Kedua, Indonesia harus memperdalam keterlibatan dalam ekonomi jejaring multipolar. Menurut Haidar Alwi, aliansi ekonomi seperti ASEAN, BRICS, dan Kemitraan Strategis Selatan bisa menjadi saluran diversifikasi pasar, penguatan teknologi, dan pengamanan rantai pasok. “Jangan bergantung pada satu pasar ekspor atau satu kekuatan besar. Tanam akar di banyak tanah,” tegasnya.
Ketiga, dibutuhkan pendekatan asymmetric economic diplomacy, yaitu strategi diplomasi ekonomi yang tidak mengandalkan kekuatan pasar semata, tapi memanfaatkan keunggulan struktural seperti stabilitas politik, bonus demografi, dan sumber daya alam strategis untuk menekan mitra dagang agar berlaku adil.
Keempat, Haidar Alwi menyarankan penguatan sistem pengawasan fiskal dan moneter yang bersifat antisipatif, bukan reaktif. Ia mengusulkan pembentukan Satuan Tanggap Ekonomi Global yang melibatkan ahli lintas sektor untuk memantau dan merespons gejolak ekonomi internasional secara cepat, terutama yang berdampak pada harga pangan, energi, dan komoditas utama.
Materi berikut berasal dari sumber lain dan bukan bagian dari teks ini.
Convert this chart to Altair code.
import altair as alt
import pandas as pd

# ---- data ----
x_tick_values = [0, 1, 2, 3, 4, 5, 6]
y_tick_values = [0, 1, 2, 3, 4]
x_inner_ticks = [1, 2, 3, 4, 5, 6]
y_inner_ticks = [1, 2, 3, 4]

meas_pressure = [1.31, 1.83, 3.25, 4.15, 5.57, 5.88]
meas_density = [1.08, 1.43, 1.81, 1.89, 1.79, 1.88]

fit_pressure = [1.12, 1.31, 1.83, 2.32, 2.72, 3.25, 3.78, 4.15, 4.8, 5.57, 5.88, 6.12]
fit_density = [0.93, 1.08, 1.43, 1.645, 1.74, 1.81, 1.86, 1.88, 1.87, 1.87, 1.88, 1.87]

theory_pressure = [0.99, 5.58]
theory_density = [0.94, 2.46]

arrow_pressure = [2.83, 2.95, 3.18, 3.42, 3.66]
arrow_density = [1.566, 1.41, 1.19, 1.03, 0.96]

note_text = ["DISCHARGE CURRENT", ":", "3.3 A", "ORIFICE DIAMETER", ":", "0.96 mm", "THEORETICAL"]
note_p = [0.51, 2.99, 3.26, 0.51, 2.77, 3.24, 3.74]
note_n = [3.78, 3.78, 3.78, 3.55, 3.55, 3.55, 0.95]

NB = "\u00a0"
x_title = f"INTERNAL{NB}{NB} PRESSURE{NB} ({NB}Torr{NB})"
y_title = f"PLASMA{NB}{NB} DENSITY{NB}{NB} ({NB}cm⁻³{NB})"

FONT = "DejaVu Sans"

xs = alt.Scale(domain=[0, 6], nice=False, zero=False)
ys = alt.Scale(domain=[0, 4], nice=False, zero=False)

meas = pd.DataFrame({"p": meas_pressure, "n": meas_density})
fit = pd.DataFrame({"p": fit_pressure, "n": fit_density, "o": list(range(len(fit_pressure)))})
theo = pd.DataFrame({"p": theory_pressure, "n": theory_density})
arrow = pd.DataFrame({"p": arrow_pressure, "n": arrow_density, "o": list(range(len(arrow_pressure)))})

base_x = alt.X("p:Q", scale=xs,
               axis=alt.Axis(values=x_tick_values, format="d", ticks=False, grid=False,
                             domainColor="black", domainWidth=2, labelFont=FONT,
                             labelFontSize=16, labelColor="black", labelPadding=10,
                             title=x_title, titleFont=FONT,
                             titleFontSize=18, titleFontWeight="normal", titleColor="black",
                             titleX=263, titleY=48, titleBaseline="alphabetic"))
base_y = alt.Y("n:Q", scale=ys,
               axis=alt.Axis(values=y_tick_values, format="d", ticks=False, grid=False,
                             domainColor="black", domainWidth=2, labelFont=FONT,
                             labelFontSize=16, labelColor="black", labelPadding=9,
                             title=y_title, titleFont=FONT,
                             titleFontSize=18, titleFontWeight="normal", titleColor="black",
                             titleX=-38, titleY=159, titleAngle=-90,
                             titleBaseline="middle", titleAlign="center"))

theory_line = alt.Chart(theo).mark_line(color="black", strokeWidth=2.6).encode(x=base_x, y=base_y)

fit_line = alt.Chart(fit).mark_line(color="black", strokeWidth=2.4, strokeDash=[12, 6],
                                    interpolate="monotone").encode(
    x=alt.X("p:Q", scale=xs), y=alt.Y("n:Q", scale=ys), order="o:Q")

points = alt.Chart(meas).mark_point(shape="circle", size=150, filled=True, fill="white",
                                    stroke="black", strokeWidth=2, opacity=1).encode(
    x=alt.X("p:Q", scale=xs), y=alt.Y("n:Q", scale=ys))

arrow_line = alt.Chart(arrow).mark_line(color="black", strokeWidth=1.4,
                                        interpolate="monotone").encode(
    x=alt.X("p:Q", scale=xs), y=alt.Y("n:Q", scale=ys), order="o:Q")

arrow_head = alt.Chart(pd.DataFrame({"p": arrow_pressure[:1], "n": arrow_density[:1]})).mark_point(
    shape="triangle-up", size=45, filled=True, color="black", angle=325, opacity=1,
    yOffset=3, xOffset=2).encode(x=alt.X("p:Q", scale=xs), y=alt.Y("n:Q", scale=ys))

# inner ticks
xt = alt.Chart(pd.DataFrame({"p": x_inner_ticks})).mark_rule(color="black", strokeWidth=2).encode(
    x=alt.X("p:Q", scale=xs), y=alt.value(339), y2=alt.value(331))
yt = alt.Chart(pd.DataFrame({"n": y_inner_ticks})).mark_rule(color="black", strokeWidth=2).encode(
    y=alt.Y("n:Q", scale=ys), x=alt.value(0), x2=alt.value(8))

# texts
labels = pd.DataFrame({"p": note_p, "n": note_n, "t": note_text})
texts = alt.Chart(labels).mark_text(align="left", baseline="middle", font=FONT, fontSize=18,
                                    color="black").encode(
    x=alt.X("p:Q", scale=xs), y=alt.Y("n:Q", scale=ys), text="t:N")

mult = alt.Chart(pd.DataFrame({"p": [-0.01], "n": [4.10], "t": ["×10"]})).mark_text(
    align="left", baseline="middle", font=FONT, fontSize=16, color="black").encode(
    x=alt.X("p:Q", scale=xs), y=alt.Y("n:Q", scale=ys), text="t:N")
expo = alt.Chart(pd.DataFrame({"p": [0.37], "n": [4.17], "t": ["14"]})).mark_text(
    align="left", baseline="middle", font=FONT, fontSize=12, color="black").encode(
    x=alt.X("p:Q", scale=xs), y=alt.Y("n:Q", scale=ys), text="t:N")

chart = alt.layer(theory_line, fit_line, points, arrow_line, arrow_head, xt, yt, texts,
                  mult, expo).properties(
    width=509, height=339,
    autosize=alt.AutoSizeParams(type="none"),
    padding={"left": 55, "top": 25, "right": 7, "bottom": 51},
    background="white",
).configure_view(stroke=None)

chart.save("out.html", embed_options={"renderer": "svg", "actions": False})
Haidar Alwi mengingatkan, ekonomi Indonesia harus dibangun di atas fondasi kejujuran politik dan akurasi ilmu pengetahuan. Dunia saat ini bergerak dalam lanskap adaptive complexity realitas di mana kebijakan tunggal bisa memiliki dampak berganda yang tidak terduga. Oleh karena itu, hanya pemimpin dengan visi sistemik dan pemahaman makro yang dalam yang bisa menavigasi Indonesia menuju kemandirian sejati dalam keterhubungan global.
R. Haidar Alwi.
Dalam pandangan Haidar Alwi, masa depan Indonesia tidak bisa digantungkan pada satu kutub kekuatan global. Ia harus dirancang sebagai ekosistem mandiri yang mampu bertahan dalam badai geopolitik, namun tetap lentur dalam bersinergi. Karena kekuatan sejati bukan pada mereka yang memukul dunia, tapi pada mereka yang mampu menari bersamanya tanpa kehilangan arah.
Haidar Alwi menekankan bahwa janji kampanye dalam demokrasi bukanlah sekadar alat untuk meraih dukungan, melainkan kontrak kebijakan yang memiliki konsekuensi luas.
“Kita tidak bisa lagi menilai pemimpin dari betapa keras ia bersuara di panggung, tapi seberapa cermat ia mengukur efek dari setiap kata yang diucapkan,” pungkas Haidar Alwi.